「線の迷宮<ラビリンス>Ⅱ―鉛筆と黒鉛の旋律」展を観る! | とんとん・にっき

「線の迷宮<ラビリンス>Ⅱ―鉛筆と黒鉛の旋律」展を観る!




目黒区美術館で開催されている「線の迷宮<ラビリンス>Ⅱ―鉛筆と黒鉛の旋律」展を観てきました。過去に(2002年)に「線の迷宮<ラビリンス>―細密版画の魅力」展と題した、エッチングやエングレーヴィングによる銅版画や木口木版画の、細密表現を紹介したその第二弾の展覧会です。残念ながら、第一弾の方は僕は見逃してしまいましたが。


今回の「線の迷宮<ラビリンス>Ⅱ―鉛筆と黒鉛の旋律」展は、鉛筆やシャープペンシル、消しゴムなどを画材に、微妙な筆圧による素朴な技法で、線と面をデリケートな表情で描かれているものです。それぞれ独自の世界を表現している作家9名の作品約100点が、各コーナーに分かれて展示してありました。出品作家は、磯邉一郎、小川信治、小川百合、木下晋、齋鹿逸郎、佐伯洋江、篠田教夫、関根直子、妻木良三の9名です。鉛筆は、誰でもが身近に書いたり描いたりすることでいつも使っているものです。黒鉛を素材にしたHからBまで何段階もの硬さがあることは誰もが知っています。書く、描く紙によって、また描く対象によって、その硬さを選んでいます。


建築の図面も、現在ではほとんどがパソコンで描き(入力し)、プロッターで打ち出していますが、かつてはトレーシングペーパーに描くのは硬い芯を使い、ケント紙はやや軟らかめ、そして美濃紙に書くときはもっとも軟らかい芯を使い、さらっと撫でるように書きました。朝、事務所へ出てまずすることは鉛筆を削ること、そんな時代も長くありました。それがホルダーを使うようになり、そしてシャープペンシルを使うようになりました。でも、今でもスケッチをするのはやはり軟らかい鉛筆が一番です。硬い鉛筆ではスケッチも硬くなってしまいます。


鉛筆は、描く時の筆圧の操作によって、人間の目が知覚できる微妙な差異を実にデリケートに表し、豊かな表情を生み出すことができます。
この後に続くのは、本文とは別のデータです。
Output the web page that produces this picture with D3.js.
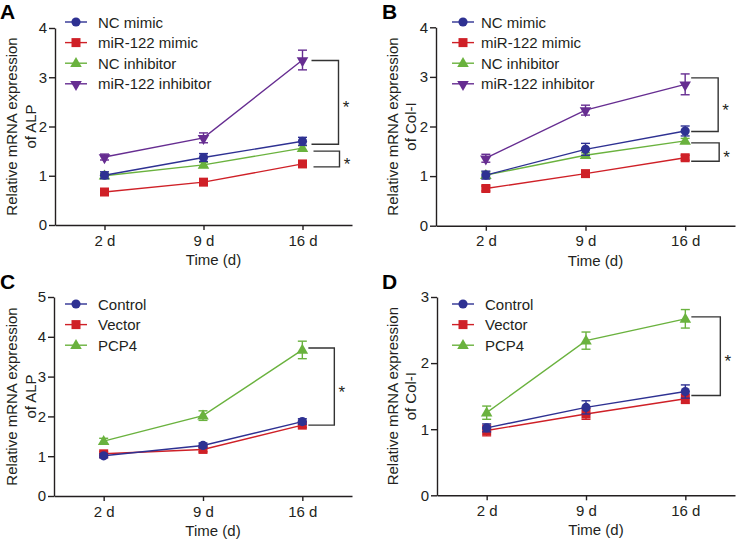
<!DOCTYPE html>
<html>
<head>
<meta charset="utf-8">
<script src="https://cdn.jsdelivr.net/npm/d3@7"></script>
<style>
  body { margin: 0; background: #fff; }
  svg { display: block; font-family: "Liberation Sans", Arial, sans-serif; }
</style>
</head>
<body>
<svg id="chart" width="736" height="542"></svg>
<script>
// ---------- data ----------
const days = ["2 d", "9 d", "16 d"];
const groupsAB = ["NC mimic", "miR-122 mimic", "NC inhibitor", "miR-122 inhibitor"];
const groupsCD = ["Control", "Vector", "PCP4"];

const alpAB    = [[1.01, 1.37, 1.70], [0.67, 0.87, 1.24], [1.00, 1.22, 1.56], [1.38, 1.77, 3.35]];
const alpABerr = [[0.07, 0.08, 0.08], [0.05, 0.05, 0.05], [0.05, 0.05, 0.05], [0.06, 0.10, 0.20]];
const colAB    = [[1.02, 1.54, 1.91], [0.75, 1.05, 1.37], [1.02, 1.42, 1.71], [1.36, 2.33, 2.85]];
const colABerr = [[0.08, 0.12, 0.10], [0.05, 0.05, 0.05], [0.06, 0.05, 0.05], [0.08, 0.10, 0.21]];
const alpCD    = [[1.01, 1.27, 1.87], [1.06, 1.17, 1.78], [1.38, 2.02, 3.67]];
const alpCDerr = [[0.05, 0.06, 0.07], [0.05, 0.06, 0.06], [0.07, 0.12, 0.22]];
const colCD    = [[1.02, 1.33, 1.57], [0.98, 1.23, 1.46], [1.25, 2.34, 2.67]];
const colCDerr = [[0.06, 0.10, 0.10], [0.08, 0.08, 0.07], [0.10, 0.13, 0.14]];

const ticksA = [0, 1, 2, 3, 4];
const ticksB = [0, 1, 2, 3, 4];
const ticksC = [0, 1, 2, 3, 4, 5];
const ticksD = [0, 1, 2, 3];

// significance brackets at 16 d: [upper value, lower value]
const bracketsA = [[3.34, 1.64], [1.50, 1.18]];
const bracketsB = [[2.98, 1.90], [1.67, 1.30]];
const bracketsC = [[3.72, 1.78]];
const bracketsD = [[2.70, 1.51]];

// ---------- styles ----------
const colorsAB = ["#2e3192", "#cf2027", "#6ab23e", "#662d91"];
const colorsCD = ["#2e3192", "#cf2027", "#6ab23e"];
const shapesAB = ["circle", "square", "triangle", "triangleDown"];
const shapesCD = ["circle", "square", "triangle"];

const panels = [
  { letter: "A", lx: 0, ly: 19, x0: 55, x1: 352, yTop: 28, yBot: 225, ticks: ticksA,
    title: ["Relative mRNA expression", "of ALP"], tX: [17, 36],
    groups: groupsAB, vals: alpAB, errs: alpABerr, colors: colorsAB, shapes: shapesAB,
    legX: 76, legY: 22, legTx: 98, brackets: bracketsA, bx: [[9, 36], [11, 37]] },
  { letter: "B", lx: 382, ly: 19, x0: 436, x1: 735, yTop: 27.3, yBot: 225.7, ticks: ticksB,
    title: ["Relative mRNA expression", "of Col-I"], tX: [398, 416],
    groups: groupsAB, vals: colAB, errs: colABerr, colors: colorsAB, shapes: shapesAB,
    legX: 463, legY: 22, legTx: 481, brackets: bracketsB, bx: [[6, 33], [6, 34]] },
  { letter: "C", lx: 0, ly: 289, x0: 54, x1: 352, yTop: 297, yBot: 496, ticks: ticksC,
    title: ["Relative mRNA expression", "of ALP"], tX: [17, 36],
    groups: groupsCD, vals: alpCD, errs: alpCDerr, colors: colorsCD, shapes: shapesCD,
    legX: 76, legY: 304, legTx: 98, brackets: bracketsC, bx: [[6, 32]] },
  { letter: "D", lx: 382, ly: 289, x0: 437, x1: 735, yTop: 297, yBot: 495.3, ticks: ticksD,
    title: ["Relative mRNA expression", "of Col-I"], tX: [398, 416],
    groups: groupsCD, vals: colCD, errs: colCDerr, colors: colorsCD, shapes: shapesCD,
    legX: 463, legY: 304, legTx: 485, brackets: bracketsD, bx: [[6, 35]] }
];

const svg = d3.select("#chart");
const axisColor = "#231f20";
const fs = 15;

function symbolPath(shape) {
  if (shape === "circle") return d3.symbol(d3.symbolCircle, 66)();
  if (shape === "square") return d3.symbol(d3.symbolSquare, 81)();
  return d3.symbol(d3.symbolTriangle, 58)();
}
function symbolTransform(shape, x, y) {
  if (shape === "triangleDown") return `translate(${x},${y + 0.5}) rotate(180)`;
  if (shape === "triangle") return `translate(${x},${y + 0.5})`;
  return `translate(${x},${y})`;
}

panels.forEach(p => {
  const g = svg.append("g");
  const x = d3.scalePoint().domain(days).range([p.x0, p.x1]).padding(0.5);
  const ymax = p.ticks[p.ticks.length - 1];
  const y = d3.scaleLinear().domain([0, ymax]).range([p.yBot, p.yTop]);

  // panel letter
  g.append("text").attr("x", p.lx).attr("y", p.ly)
    .attr("font-size", 21).attr("font-weight", "bold").attr("fill", "#000")
    .text(p.letter);

  // y axis
  const yAxis = d3.axisLeft(y).tickValues(p.ticks).tickSize(6).tickSizeOuter(0).tickPadding(2)
    .tickFormat(d3.format("d"));
  const ya = g.append("g").attr("transform", `translate(${p.x0},0)`).call(yAxis);
  // x axis
  const xAxis = d3.axisBottom(x).tickSize(5).tickSizeOuter(0).tickPadding(5);
  const xa = g.append("g").attr("transform", `translate(0,${p.yBot})`).call(xAxis);
  [ya, xa].forEach(a => {
    a.select(".domain").attr("stroke", axisColor).attr("stroke-width", 1.4);
    a.selectAll(".tick line").attr("stroke", axisColor).attr("stroke-width", 1.4);
    a.selectAll(".tick text").attr("font-size", fs).attr("fill", "#231f20")
      .attr("font-family", "Liberation Sans, Arial, sans-serif");
  });

  // axis titles
  const midX = (x(days[0]) + x(days[days.length - 1])) / 2;
  g.append("text").attr("x", midX + 10).attr("y", p.yBot + 40)
    .attr("text-anchor", "middle").attr("font-size", fs).attr("fill", "#231f20")
    .text("Time (d)");
  const midY = (p.yTop + p.yBot) / 2;
  p.title.forEach((t, i) => {
    g.append("text")
      .attr("transform", `translate(${p.tX[i]},${midY}) rotate(-90)`)
      .attr("text-anchor", "middle").attr("font-size", fs).attr("fill", "#231f20")
      .text(t);
  });

  // series (drawn last-first so the first series sits on top)
  const line = d3.line().x((d, i) => x(days[i])).y(d => y(d));
  const order = d3.range(p.groups.length).reverse();
  order.forEach(si => {
    const c = p.colors[si];
    const sg = g.append("g");
    sg.append("path").datum(p.vals[si]).attr("d", line)
      .attr("fill", "none").attr("stroke", c).attr("stroke-width", 1.4);
    p.vals[si].forEach((v, i) => {
      const e = p.errs[si][i];
      const cx = x(days[i]);
      sg.append("line").attr("x1", cx).attr("x2", cx).attr("y1", y(v - e)).attr("y2", y(v + e))
        .attr("stroke", c).attr("stroke-width", 1.4);
      [v - e, v + e].forEach(ev => {
        sg.append("line").attr("x1", cx - 4.5).attr("x2", cx + 4.5).attr("y1", y(ev)).attr("y2", y(ev))
          .attr("stroke", c).attr("stroke-width", 1.4);
      });
      sg.append("path").attr("d", symbolPath(p.shapes[si]))
        .attr("transform", symbolTransform(p.shapes[si], cx, y(v)))
        .attr("fill", c);
    });
  });

  // legend
  p.groups.forEach((name, i) => {
    const ly = p.legY + i * 20.6;
    const c = p.colors[i];
    g.append("line").attr("x1", p.legX - 11).attr("x2", p.legX + 11).attr("y1", ly).attr("y2", ly)
      .attr("stroke", c).attr("stroke-width", 1.4);
    g.append("path").attr("d", symbolPath(p.shapes[i]))
      .attr("transform", symbolTransform(p.shapes[i], p.legX, ly)).attr("fill", c);
    g.append("text").attr("x", p.legTx).attr("y", ly + 5.5)
      .attr("font-size", fs).attr("fill", "#231f20").text(name);
  });

  // significance brackets
  const x16 = x(days[days.length - 1]);
  p.brackets.forEach((b, i) => {
    const xs = x16 + p.bx[i][0], xv = x16 + p.bx[i][1];
    const y1 = y(b[0]), y2 = y(b[1]);
    g.append("path").attr("d", `M${xs},${y1}H${xv}V${y2}H${xs}`)
      .attr("fill", "none").attr("stroke", "#333").attr("stroke-width", 1.4);
    g.append("text").attr("x", xv + 7.5).attr("y", (y1 + y2) / 2 + 11)
      .attr("text-anchor", "middle").attr("font-size", 17).attr("fill", "#231f20").text("*");
  });
});
</script>
</body>
</html>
また黒色の鉛筆は、黒鉛とは質の異なる闇を表すことが可能で、その黒によるトーンの幅はしっとりとした空間と空気を感じさせ、黒鉛とは違う魅力を投げかけてくれます。(目黒美術館より)



小川百合の作品は、海外の大学図書館の本棚を描いたシリーズと、人のいないオペラ座の人の階段を描いたシリーズが展示されていました。この部屋だけが照度を落としてあり、その中にぼんやりと作品が浮かび上がります。使用してるのはカーボンブラックによる黒色鉛筆で、黒鉛とは異なる「黒」を表現したと小川はいいます。



木下晋の作品は、瞽女の小林ハル氏との出会いから、鉛筆によるモノトーンの表現に入ったという。他にハンセン病患者の詩人・桜井哲夫さんら、実在する人物の「人間・生・時間」を熟視し、客観的な冷静さでその人の人生を鉛筆の濃淡で描き出します。人物に刻まれたしわが圧巻です。9Hから9Bまでの鉛筆を使いこなしています。中学時代に彫刻家の木内克から彫刻を学んだという経歴をもつ。



齋鹿逸郎の作品は、鳥の子紙に鉛筆で下地を作り、胡粉や白亜粉を置き、その軌跡を辿りながらさらに鉛筆で描いたという。ひたすら描くことが、作家の呼吸であり、生活であり、生きる証であったという。展覧会を待たずして6月19日に急逝されました。



篠田教夫の作品だけが1階に展示されていました。貝殻に刻まれる年輪のような有機物の痕跡までをも克明にとらえて鉛筆で描き、消しゴムで削りながら表現されています。銅版画のメゾチントを思わせる緻密で精細な表現です。


小川信治の作品は、もう圧倒されました。古びたフランスやイタリアの観光絵葉書を忠実に鉛筆で再現するなかで、2重に増やされている「perfect world」シリーズ。2年前の冬に僕が始めて「ピサの斜塔」を見たときのことが思い出されました。また名画の再現から何かが消される「Without you」シリーズ。時間を超えた素朴な鉛筆と紙による緻密な表現は、あまりにもリアルで観るものは驚かされます。

「これ、写真でしょ?」、「これ、ホントに鉛筆で描いたの?」とか、「すげーや」、「どうしたら鉛筆でここまでできるの?」とか、来館者は誰もが作品に近づき擬視し、また離れて見たりと、それぞれ驚いたように鑑賞していました。その執念、持続力、もちろん技術力もですが、脱帽です。具象あり、抽象あり、作家の細密な手の痕跡が克明に表現された作品が多数展示された今回の「線の迷宮<ラビリンス>Ⅱ―鉛筆と黒鉛の旋律」展は、鉛筆が素朴でありながら無限の可能性を秘めていて、それが確かな技術によって創造的な世界を作り出せる素材であるということを実証した展覧会でもありました。